• **Exercise**: Reproduce nothing but the lines from the one with "Reproduce this chart with Apache ECharts." through the one with "const fIdx = categories.indexOf(forecastStart);", exactly and with both ends. Omit pictures.

——

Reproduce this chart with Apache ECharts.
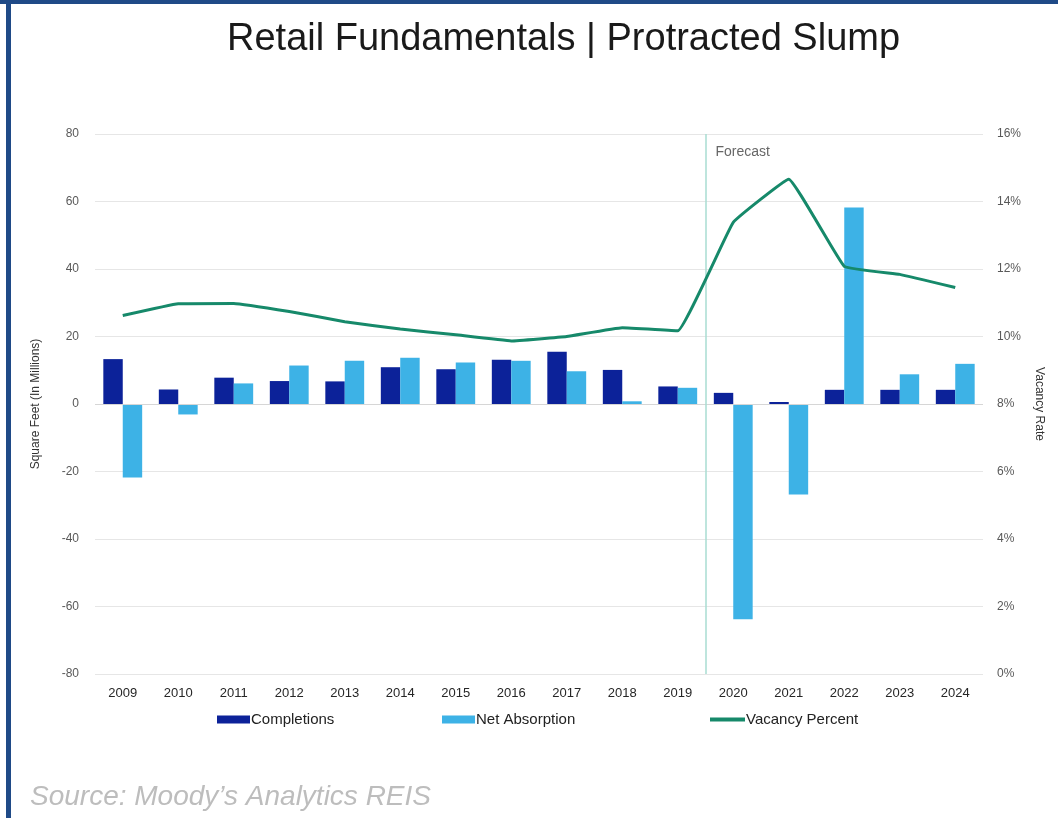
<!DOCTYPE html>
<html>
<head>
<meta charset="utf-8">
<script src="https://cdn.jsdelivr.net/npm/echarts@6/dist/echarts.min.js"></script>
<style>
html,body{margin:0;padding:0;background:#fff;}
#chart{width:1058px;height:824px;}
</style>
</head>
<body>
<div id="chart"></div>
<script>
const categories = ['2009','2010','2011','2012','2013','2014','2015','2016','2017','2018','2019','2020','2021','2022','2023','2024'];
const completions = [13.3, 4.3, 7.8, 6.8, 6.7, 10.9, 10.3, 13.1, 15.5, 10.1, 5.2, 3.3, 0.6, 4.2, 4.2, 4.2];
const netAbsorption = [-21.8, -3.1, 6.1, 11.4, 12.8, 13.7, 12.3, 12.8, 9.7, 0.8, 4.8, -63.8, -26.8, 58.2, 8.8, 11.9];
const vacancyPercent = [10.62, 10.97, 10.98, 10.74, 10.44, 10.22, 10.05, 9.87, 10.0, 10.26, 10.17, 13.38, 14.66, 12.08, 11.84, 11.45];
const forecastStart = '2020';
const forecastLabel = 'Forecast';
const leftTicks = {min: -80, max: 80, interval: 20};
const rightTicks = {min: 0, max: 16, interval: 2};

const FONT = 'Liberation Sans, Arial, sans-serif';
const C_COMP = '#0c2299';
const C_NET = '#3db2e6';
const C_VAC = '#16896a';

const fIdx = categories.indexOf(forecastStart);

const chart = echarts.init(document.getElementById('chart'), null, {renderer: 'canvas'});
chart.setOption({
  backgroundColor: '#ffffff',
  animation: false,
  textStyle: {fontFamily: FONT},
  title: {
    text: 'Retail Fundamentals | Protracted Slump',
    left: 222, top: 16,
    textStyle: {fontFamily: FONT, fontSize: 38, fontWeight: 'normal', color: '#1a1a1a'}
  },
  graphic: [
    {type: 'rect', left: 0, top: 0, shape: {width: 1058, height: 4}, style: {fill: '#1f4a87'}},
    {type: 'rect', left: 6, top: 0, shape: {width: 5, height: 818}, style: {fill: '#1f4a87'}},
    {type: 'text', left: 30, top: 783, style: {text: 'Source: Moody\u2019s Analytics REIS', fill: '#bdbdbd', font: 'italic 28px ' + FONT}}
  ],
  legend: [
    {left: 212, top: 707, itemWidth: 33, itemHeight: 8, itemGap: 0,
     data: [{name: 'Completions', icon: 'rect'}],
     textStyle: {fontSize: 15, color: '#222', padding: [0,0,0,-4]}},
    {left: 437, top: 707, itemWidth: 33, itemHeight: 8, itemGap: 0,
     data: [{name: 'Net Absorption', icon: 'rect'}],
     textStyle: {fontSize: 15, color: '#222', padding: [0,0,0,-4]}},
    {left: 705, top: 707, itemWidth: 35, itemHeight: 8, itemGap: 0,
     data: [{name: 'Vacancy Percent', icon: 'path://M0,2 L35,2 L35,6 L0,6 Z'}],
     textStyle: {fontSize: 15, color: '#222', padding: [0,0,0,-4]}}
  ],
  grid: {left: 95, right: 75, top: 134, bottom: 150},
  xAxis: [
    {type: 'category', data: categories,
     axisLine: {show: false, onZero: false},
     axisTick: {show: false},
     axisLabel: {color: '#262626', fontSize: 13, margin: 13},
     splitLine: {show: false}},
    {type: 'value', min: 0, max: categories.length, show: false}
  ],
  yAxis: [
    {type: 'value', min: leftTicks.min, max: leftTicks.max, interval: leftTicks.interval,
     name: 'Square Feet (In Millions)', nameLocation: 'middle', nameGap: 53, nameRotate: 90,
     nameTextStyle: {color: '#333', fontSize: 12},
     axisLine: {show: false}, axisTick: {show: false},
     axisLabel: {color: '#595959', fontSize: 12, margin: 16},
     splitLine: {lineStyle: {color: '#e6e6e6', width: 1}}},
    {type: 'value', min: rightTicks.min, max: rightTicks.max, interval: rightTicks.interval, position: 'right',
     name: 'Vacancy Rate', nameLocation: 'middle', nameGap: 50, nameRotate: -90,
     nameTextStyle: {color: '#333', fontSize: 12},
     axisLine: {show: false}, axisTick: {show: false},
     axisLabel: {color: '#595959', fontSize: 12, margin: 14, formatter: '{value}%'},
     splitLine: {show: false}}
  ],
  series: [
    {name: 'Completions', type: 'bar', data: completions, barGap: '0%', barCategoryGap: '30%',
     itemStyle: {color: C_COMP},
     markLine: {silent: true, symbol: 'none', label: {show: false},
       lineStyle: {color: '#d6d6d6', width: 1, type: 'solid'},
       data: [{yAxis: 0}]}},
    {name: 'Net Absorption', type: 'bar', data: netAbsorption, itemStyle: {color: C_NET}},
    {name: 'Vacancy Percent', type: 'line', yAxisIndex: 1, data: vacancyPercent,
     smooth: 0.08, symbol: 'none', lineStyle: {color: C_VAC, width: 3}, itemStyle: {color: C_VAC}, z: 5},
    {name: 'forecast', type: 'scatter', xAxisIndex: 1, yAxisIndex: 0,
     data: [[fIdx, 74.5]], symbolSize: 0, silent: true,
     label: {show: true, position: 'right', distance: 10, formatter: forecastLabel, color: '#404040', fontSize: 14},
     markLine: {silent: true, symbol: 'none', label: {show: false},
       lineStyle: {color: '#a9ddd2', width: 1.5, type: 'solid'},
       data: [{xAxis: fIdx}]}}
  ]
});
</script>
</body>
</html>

——

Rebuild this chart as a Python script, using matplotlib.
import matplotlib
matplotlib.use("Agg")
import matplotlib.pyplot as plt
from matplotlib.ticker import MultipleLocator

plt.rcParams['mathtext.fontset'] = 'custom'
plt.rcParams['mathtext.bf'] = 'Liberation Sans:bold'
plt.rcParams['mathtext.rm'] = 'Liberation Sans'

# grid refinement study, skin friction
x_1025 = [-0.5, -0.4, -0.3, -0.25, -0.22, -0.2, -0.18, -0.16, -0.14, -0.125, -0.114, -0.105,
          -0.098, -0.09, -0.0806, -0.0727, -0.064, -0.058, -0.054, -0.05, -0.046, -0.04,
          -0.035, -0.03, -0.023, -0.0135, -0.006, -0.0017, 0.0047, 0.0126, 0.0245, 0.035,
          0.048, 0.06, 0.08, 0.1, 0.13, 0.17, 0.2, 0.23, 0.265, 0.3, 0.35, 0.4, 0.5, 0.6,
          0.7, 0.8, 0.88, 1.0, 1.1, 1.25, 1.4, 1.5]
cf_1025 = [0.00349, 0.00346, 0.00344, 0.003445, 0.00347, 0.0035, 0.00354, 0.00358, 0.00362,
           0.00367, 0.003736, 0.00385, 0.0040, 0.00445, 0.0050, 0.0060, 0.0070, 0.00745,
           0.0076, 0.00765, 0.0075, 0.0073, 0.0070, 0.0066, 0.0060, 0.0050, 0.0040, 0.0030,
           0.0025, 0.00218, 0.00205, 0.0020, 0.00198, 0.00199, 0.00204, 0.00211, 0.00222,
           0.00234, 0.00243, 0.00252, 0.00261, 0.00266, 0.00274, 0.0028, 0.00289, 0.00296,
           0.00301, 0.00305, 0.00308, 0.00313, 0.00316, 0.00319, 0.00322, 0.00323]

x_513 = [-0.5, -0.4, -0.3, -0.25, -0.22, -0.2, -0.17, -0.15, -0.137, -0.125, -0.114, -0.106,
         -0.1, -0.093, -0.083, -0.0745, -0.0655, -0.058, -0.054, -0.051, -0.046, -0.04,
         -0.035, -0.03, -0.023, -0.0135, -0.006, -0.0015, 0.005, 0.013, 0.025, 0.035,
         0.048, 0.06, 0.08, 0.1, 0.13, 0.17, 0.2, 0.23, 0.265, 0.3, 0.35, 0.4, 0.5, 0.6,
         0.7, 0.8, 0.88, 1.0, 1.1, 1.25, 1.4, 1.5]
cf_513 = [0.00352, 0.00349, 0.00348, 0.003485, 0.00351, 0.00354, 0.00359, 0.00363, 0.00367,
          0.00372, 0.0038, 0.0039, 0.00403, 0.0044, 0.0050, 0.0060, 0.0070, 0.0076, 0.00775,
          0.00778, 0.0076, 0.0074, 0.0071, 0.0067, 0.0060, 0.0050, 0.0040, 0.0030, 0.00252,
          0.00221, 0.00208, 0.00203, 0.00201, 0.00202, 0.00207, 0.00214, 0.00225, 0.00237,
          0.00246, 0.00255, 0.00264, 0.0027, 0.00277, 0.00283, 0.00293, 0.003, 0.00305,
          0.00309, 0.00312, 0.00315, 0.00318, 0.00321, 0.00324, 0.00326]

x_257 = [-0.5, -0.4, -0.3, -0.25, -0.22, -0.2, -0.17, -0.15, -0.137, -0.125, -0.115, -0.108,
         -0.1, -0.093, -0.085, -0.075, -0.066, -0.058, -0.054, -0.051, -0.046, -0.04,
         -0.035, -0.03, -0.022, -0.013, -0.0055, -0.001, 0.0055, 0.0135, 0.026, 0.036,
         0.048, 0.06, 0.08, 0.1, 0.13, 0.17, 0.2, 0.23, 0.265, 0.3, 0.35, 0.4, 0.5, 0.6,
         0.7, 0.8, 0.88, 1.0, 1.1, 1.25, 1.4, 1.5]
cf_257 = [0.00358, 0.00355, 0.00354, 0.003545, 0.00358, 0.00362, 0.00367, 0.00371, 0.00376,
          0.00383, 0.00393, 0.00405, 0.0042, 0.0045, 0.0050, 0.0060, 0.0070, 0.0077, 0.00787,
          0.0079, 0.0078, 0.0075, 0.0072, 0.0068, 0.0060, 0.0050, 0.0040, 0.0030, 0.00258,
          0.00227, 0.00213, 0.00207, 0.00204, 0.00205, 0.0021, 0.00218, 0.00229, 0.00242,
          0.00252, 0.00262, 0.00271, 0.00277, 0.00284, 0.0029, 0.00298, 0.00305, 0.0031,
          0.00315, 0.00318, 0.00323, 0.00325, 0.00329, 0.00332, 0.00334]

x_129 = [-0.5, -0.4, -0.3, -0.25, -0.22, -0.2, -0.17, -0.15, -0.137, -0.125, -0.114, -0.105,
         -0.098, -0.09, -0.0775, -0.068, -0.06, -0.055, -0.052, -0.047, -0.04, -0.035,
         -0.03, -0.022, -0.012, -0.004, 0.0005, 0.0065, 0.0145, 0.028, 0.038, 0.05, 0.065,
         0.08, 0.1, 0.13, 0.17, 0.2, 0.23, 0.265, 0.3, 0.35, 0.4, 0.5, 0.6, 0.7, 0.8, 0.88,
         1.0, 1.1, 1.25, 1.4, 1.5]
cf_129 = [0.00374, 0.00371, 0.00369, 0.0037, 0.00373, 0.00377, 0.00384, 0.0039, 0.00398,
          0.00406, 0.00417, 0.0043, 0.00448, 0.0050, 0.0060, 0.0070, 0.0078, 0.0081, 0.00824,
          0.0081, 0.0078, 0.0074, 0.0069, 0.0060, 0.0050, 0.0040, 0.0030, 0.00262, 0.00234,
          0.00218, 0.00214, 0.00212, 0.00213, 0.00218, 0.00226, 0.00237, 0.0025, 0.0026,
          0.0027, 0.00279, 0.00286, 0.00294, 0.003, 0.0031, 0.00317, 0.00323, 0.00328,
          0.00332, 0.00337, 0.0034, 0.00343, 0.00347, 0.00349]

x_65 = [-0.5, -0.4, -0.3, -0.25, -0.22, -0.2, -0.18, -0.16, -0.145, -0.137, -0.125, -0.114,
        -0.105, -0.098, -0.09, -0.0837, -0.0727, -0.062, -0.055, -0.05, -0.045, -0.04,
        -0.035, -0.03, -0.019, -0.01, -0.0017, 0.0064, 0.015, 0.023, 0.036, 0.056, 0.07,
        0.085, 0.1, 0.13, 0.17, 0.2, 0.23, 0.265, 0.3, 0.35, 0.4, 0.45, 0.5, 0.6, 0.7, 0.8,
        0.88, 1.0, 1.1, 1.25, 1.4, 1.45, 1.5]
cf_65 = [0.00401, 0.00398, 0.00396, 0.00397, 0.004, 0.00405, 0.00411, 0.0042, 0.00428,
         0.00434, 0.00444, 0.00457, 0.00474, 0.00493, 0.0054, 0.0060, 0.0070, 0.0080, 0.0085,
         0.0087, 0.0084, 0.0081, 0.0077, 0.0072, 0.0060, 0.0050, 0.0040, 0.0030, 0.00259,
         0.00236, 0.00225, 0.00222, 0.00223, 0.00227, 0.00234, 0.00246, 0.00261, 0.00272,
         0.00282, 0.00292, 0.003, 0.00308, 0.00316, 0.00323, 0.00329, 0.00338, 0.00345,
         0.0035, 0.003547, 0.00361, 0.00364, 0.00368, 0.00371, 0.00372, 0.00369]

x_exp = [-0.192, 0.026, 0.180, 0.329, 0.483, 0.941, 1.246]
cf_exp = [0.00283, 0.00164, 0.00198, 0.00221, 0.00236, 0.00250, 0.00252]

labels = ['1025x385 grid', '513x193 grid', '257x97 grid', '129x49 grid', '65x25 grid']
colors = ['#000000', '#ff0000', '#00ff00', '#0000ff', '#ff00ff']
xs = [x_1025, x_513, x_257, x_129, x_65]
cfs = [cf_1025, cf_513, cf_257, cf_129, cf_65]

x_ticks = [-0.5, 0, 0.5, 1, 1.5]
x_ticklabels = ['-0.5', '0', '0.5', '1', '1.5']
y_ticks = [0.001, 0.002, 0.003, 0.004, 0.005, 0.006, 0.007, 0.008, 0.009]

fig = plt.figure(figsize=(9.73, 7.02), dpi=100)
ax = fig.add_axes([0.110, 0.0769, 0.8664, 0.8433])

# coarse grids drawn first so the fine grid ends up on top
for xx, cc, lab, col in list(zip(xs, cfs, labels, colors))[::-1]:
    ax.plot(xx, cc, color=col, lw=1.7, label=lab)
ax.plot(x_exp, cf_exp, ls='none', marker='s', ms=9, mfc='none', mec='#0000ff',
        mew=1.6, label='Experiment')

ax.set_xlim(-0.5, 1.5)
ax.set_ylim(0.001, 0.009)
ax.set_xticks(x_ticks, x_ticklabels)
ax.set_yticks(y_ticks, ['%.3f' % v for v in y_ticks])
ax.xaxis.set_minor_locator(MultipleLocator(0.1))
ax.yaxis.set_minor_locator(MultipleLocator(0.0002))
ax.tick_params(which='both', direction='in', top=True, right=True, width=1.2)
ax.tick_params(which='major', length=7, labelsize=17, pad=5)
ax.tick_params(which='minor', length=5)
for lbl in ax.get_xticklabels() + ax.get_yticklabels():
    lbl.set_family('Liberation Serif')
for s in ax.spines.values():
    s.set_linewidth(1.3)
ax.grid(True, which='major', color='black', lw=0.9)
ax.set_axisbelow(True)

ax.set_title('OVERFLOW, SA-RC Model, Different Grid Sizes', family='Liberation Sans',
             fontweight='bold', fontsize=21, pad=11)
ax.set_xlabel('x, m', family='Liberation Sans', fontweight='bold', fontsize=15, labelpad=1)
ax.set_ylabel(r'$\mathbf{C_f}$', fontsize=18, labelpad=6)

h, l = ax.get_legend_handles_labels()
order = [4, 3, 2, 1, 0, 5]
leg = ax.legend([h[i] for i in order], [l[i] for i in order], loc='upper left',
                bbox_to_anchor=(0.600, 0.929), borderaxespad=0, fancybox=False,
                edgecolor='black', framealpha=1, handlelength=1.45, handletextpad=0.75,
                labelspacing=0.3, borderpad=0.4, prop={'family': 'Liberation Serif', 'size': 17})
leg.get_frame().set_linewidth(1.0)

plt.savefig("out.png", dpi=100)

——

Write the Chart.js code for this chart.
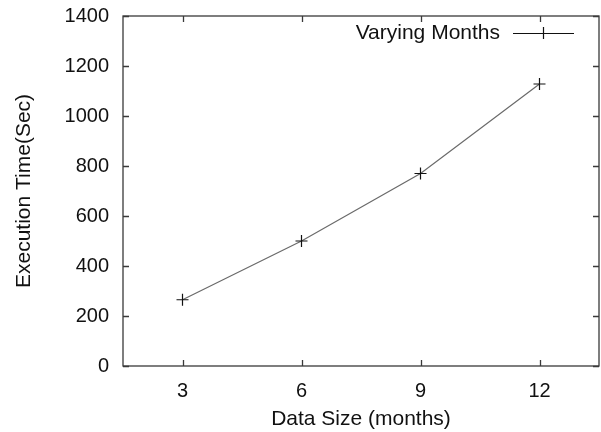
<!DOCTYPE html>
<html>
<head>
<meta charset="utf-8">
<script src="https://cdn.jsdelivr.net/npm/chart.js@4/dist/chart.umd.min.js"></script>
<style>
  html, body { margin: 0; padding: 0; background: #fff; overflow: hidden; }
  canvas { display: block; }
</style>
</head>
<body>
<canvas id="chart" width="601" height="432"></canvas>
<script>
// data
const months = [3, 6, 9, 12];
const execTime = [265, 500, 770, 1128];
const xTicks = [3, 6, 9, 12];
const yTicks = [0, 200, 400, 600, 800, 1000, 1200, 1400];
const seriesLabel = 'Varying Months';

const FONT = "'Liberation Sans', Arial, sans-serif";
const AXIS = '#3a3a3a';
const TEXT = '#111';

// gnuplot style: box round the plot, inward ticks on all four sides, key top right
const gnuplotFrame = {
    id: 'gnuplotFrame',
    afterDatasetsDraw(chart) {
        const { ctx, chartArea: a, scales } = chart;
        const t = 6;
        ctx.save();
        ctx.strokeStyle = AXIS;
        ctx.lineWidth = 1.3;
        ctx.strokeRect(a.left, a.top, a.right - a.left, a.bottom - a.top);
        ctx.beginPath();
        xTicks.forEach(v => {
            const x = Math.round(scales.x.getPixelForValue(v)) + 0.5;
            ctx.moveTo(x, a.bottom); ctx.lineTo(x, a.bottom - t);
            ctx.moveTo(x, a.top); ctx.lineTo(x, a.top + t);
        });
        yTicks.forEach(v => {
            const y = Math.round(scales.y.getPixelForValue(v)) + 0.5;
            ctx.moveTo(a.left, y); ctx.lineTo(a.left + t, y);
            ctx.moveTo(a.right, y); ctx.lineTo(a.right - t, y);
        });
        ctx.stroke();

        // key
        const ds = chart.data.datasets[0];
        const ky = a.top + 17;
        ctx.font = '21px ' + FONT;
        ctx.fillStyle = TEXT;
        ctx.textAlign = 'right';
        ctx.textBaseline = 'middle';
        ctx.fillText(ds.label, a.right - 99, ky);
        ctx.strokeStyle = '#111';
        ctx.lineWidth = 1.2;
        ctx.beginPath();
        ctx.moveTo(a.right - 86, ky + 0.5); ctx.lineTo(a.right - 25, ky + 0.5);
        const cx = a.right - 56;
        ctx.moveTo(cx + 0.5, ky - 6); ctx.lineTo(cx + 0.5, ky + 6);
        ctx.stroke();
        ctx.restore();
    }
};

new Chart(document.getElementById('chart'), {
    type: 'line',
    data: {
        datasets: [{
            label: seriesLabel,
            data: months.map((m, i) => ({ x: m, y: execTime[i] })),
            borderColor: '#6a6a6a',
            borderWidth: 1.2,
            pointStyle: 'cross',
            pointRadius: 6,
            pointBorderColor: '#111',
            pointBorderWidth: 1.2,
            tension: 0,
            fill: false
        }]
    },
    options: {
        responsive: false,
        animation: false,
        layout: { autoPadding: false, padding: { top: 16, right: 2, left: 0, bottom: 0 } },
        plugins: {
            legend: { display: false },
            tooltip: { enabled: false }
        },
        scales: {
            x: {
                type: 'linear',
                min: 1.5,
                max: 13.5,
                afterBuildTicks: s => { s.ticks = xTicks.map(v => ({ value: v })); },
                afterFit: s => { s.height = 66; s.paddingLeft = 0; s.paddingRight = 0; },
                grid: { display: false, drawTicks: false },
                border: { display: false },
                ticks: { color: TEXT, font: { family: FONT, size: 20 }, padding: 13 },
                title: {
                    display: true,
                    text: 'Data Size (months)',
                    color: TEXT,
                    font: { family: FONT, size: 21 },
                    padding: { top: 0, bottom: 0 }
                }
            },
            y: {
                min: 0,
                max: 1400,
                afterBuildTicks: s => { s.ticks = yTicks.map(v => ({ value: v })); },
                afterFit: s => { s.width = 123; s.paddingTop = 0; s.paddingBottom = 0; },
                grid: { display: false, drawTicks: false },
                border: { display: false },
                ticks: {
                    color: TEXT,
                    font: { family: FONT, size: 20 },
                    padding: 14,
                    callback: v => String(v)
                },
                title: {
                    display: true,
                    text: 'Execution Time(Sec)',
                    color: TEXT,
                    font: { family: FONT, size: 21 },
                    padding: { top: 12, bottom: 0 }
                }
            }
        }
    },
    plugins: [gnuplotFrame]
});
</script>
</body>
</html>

——

• **Solution below**:
Reproduce this chart with Apache ECharts.
<!DOCTYPE html>
<html>
<head>
<meta charset="utf-8">
<script src="https://cdn.jsdelivr.net/npm/echarts@6/dist/echarts.min.js"></script>
<style>
html,body{margin:0;padding:0;background:#fff;}
#chart{width:1058px;height:824px;}
</style>
</head>
<body>
<div id="chart"></div>
<script>
const categories = ['2009','2010','2011','2012','2013','2014','2015','2016','2017','2018','2019','2020','2021','2022','2023','2024'];
const completions = [13.3, 4.3, 7.8, 6.8, 6.7, 10.9, 10.3, 13.1, 15.5, 10.1, 5.2, 3.3, 0.6, 4.2, 4.2, 4.2];
const netAbsorption = [-21.8, -3.1, 6.1, 11.4, 12.8, 13.7, 12.3, 12.8, 9.7, 0.8, 4.8, -63.8, -26.8, 58.2, 8.8, 11.9];
const vacancyPercent = [10.62, 10.97, 10.98, 10.74, 10.44, 10.22, 10.05, 9.87, 10.0, 10.26, 10.17, 13.38, 14.66, 12.08, 11.84, 11.45];
const forecastStart = '2020';
const forecastLabel = 'Forecast';
const leftTicks = {min: -80, max: 80, interval: 20};
const rightTicks = {min: 0, max: 16, interval: 2};

const FONT = 'Liberation Sans, Arial, sans-serif';
const C_COMP = '#0c2299';
const C_NET = '#3db2e6';
const C_VAC = '#16896a';

const fIdx = categories.indexOf(forecastStart);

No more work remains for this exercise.